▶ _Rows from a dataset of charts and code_
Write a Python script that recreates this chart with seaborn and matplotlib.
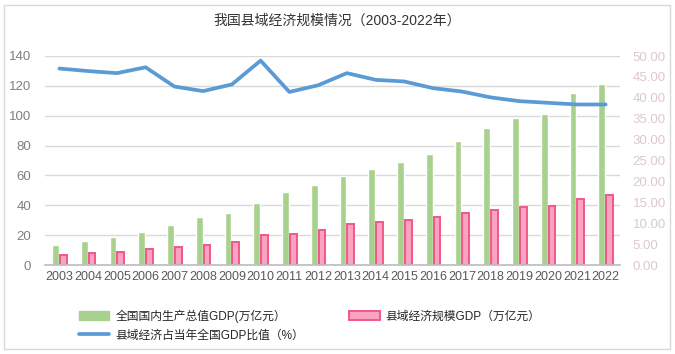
import matplotlib
matplotlib.use("Agg")
import matplotlib.pyplot as plt
from matplotlib.patches import Rectangle, Patch
from matplotlib.lines import Line2D
from matplotlib.ticker import FormatStrFormatter
import seaborn as sns
import pandas as pd
import numpy as np

years = [str(y) for y in range(2003, 2023)]
national_gdp = [13.7, 16.2, 18.7, 21.9, 27.0, 31.9, 34.9, 41.2, 48.8, 53.9,
                59.3, 64.4, 68.9, 74.6, 83.2, 91.9, 98.7, 101.4, 114.9, 121.0]
county_gdp = [6.4, 8.0, 8.9, 10.9, 12.0, 13.4, 15.6, 20.3, 20.8, 23.6,
              27.5, 28.8, 30.1, 32.1, 34.8, 36.8, 38.8, 39.7, 44.2, 46.9]
county_share = [47.0, 46.4, 45.9, 47.3, 42.7, 41.6, 43.2, 48.9, 41.4, 43.0,
                45.9, 44.3, 43.9, 42.3, 41.5, 40.1, 39.2, 38.8, 38.4, 38.4]

name_gdp = "全国国内生产总值GDP(万亿元）"
name_county = "县域经济规模GDP（万亿元）"
name_share = "县域经济占当年全国GDP比值（%）"
title = "我国县域经济规模情况（2003-2022年）"

GREEN = "#A9D18E"
PINK = "#F9A3C0"
PINK_EDGE = "#F2578A"
BLUE = "#5B9BD5"

sns.set_theme(style="white")
plt.rcParams["font.family"] = ["Liberation Sans", "Noto Sans CJK SC", "DejaVu Sans"]

df = pd.DataFrame({
    "year": years * 2,
    "value": national_gdp + county_gdp,
    "series": [name_gdp] * len(years) + [name_county] * len(years),
})

fig = plt.figure(figsize=(6.75, 3.54), dpi=100)
ax = fig.add_axes([45 / 675, 1 - 265 / 354, 575 / 675, 209 / 354])

sns.barplot(data=df, x="year", y="value", hue="series",
            palette=[GREEN, PINK], width=0.55, gap=0.15,
            saturation=1, legend=False, ax=ax)
for bar in ax.containers[1]:
    bar.set_edgecolor(PINK_EDGE)
    bar.set_linewidth(1.4)

ax.set_ylim(0, 140)
ax.set_yticks(range(0, 141, 20))
ax.set_xlim(-0.5, len(years) - 0.5)
ax.yaxis.grid(True, color="#D9D9D9", linewidth=1)
ax.set_axisbelow(True)
ax.set_xlabel("")
ax.set_ylabel("")
for s in ["top", "right", "left"]:
    ax.spines[s].set_visible(False)
ax.spines["bottom"].set_color("#BFBFBF")
ax.tick_params(axis="y", length=0, labelsize=9.5, labelcolor="#7F7F7F", pad=10)
ax.tick_params(axis="x", length=0, labelsize=9, labelcolor="#595959", pad=4)

ax2 = ax.twinx()
sns.lineplot(x=np.arange(len(years)), y=county_share, ax=ax2,
             color=BLUE, linewidth=2.7, solid_joinstyle="round",
             solid_capstyle="round")
ax2.set_ylim(0, 50)
ax2.set_yticks(np.arange(0, 50.1, 5))
ax2.yaxis.set_major_formatter(FormatStrFormatter("%.2f"))
ax2.tick_params(axis="y", length=0, labelsize=9.5, labelcolor="#DCC8CF", pad=9)
for s in ax2.spines.values():
    s.set_visible(False)
ax2.set_ylabel("")

fig.text(337 / 675, 1 - 21 / 354, title, ha="center", va="center",
         fontsize=10, color="#333333")

handles = [Patch(facecolor=GREEN, edgecolor=GREEN),
           Line2D([0], [0], color=BLUE, linewidth=2.7),
           Patch(facecolor=PINK, edgecolor=PINK_EDGE, linewidth=1.4)]
labels = [name_gdp, name_share, name_county]
fig.legend(handles, labels, loc="upper left", bbox_to_anchor=(68 / 675, 1 - 299 / 354),
           ncol=2, frameon=False, fontsize=8.5, handlelength=2.6,
           handleheight=0.8, columnspacing=3.8, labelspacing=0.55,
           handletextpad=0.5, labelcolor="#262626")

fig.patches.append(Rectangle((4 / 675, 5 / 354), 666 / 675, 344 / 354,
                             transform=fig.transFigure, fill=False,
                             edgecolor="#D9D9D9", linewidth=1))

fig.savefig("out.png", dpi=100)
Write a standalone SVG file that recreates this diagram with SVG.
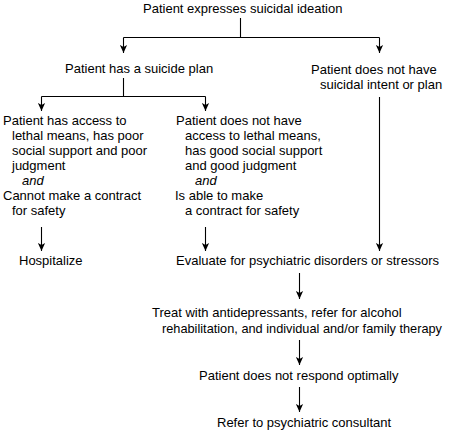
<svg xmlns="http://www.w3.org/2000/svg" width="451" height="431" viewBox="0 0 451 431">
<defs>
<style>
text{font-family:"Liberation Sans",Arial,sans-serif;font-size:13px;fill:#000}
.i{font-style:italic}
.c{stroke:#000;stroke-width:1.1;fill:none}
</style>
<marker id="ah" markerUnits="userSpaceOnUse" viewBox="0 -4 8 8" refX="8" refY="0" markerWidth="8" markerHeight="8" orient="auto">
<path d="M0,-3.6 L8,0 L0,3.6 L2,0 z" fill="#000"/>
</marker>
</defs>
<rect width="451" height="431" fill="#fff"/>
<g id="connectors">
<path class="c" d="M240.5,18 V37.5 M123.5,37.5 H379.5"/>
<path class="c" d="M123.5,37.5 V53" marker-end="url(#ah)"/>
<path class="c" d="M379.5,37.5 V53" marker-end="url(#ah)"/>
<path class="c" d="M123.5,78 V96.5 M41.5,96.5 H205.5"/>
<path class="c" d="M41.5,96.5 V111" marker-end="url(#ah)"/>
<path class="c" d="M205.5,96.5 V111" marker-end="url(#ah)"/>
<path class="c" d="M379.5,97 V251" marker-end="url(#ah)"/>
<path class="c" d="M41.5,227 V251" marker-end="url(#ah)"/>
<path class="c" d="M205.5,227 V251" marker-end="url(#ah)"/>
<path class="c" d="M299.5,273 V299" marker-end="url(#ah)"/>
<path class="c" d="M299.5,340 V365" marker-end="url(#ah)"/>
<path class="c" d="M299.5,387 V412" marker-end="url(#ah)"/>
</g>
<g id="n1"><text x="143" y="13">Patient expresses suicidal ideation</text></g>
<g id="n2"><text x="65" y="73">Patient has a suicide plan</text></g>
<g id="n3"><text x="311" y="74">Patient does not have</text><text x="320" y="89">suicidal intent or plan</text></g>
<g id="n4">
<text x="3" y="125">Patient has access to</text>
<text x="12" y="140">lethal means, has poor</text>
<text x="12" y="155">social support and poor</text>
<text x="12" y="170">judgment</text>
<text class="i" x="22" y="185">and</text>
<text x="3" y="200">Cannot make a contract</text>
<text x="12" y="215">for safety</text>
</g>
<g id="n5">
<text x="176" y="125">Patient does not have</text>
<text x="185" y="140">access to lethal means,</text>
<text x="185" y="155">has good social support</text>
<text x="185" y="170">and good judgment</text>
<text class="i" x="195" y="185">and</text>
<text x="175" y="200">Is able to make</text>
<text x="185" y="215">a contract for safety</text>
</g>
<g id="n6"><text x="19" y="265">Hospitalize</text></g>
<g id="n7"><text x="176" y="265">Evaluate for psychiatric disorders or stressors</text></g>
<g id="n8"><text x="152" y="317">Treat with antidepressants, refer for alcohol</text><text x="162" y="333" textLength="280" lengthAdjust="spacingAndGlyphs">rehabilitation, and individual and/or family therapy</text></g>
<g id="n9"><text x="199" y="380">Patient does not respond optimally</text></g>
<g id="n10"><text x="217" y="427">Refer to psychiatric consultant</text></g>
</svg>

▶ _EXERCISE OBJECTIVE_
Repeat the records above exactly, from the first line through the line containing "bar.set_linewidth(1.4)", and leave out the pictures.

▶ _THE ANSWER_
Write a Python script that recreates this chart with seaborn and matplotlib.
import matplotlib
matplotlib.use("Agg")
import matplotlib.pyplot as plt
from matplotlib.patches import Rectangle, Patch
from matplotlib.lines import Line2D
from matplotlib.ticker import FormatStrFormatter
import seaborn as sns
import pandas as pd
import numpy as np

years = [str(y) for y in range(2003, 2023)]
national_gdp = [13.7, 16.2, 18.7, 21.9, 27.0, 31.9, 34.9, 41.2, 48.8, 53.9,
                59.3, 64.4, 68.9, 74.6, 83.2, 91.9, 98.7, 101.4, 114.9, 121.0]
county_gdp = [6.4, 8.0, 8.9, 10.9, 12.0, 13.4, 15.6, 20.3, 20.8, 23.6,
              27.5, 28.8, 30.1, 32.1, 34.8, 36.8, 38.8, 39.7, 44.2, 46.9]
county_share = [47.0, 46.4, 45.9, 47.3, 42.7, 41.6, 43.2, 48.9, 41.4, 43.0,
                45.9, 44.3, 43.9, 42.3, 41.5, 40.1, 39.2, 38.8, 38.4, 38.4]

name_gdp = "全国国内生产总值GDP(万亿元）"
name_county = "县域经济规模GDP（万亿元）"
name_share = "县域经济占当年全国GDP比值（%）"
title = "我国县域经济规模情况（2003-2022年）"

GREEN = "#A9D18E"
PINK = "#F9A3C0"
PINK_EDGE = "#F2578A"
BLUE = "#5B9BD5"

sns.set_theme(style="white")
plt.rcParams["font.family"] = ["Liberation Sans", "Noto Sans CJK SC", "DejaVu Sans"]

df = pd.DataFrame({
    "year": years * 2,
    "value": national_gdp + county_gdp,
    "series": [name_gdp] * len(years) + [name_county] * len(years),
})

fig = plt.figure(figsize=(6.75, 3.54), dpi=100)
ax = fig.add_axes([45 / 675, 1 - 265 / 354, 575 / 675, 209 / 354])

sns.barplot(data=df, x="year", y="value", hue="series",
            palette=[GREEN, PINK], width=0.55, gap=0.15,
            saturation=1, legend=False, ax=ax)
for bar in ax.containers[1]:
    bar.set_edgecolor(PINK_EDGE)
    bar.set_linewidth(1.4)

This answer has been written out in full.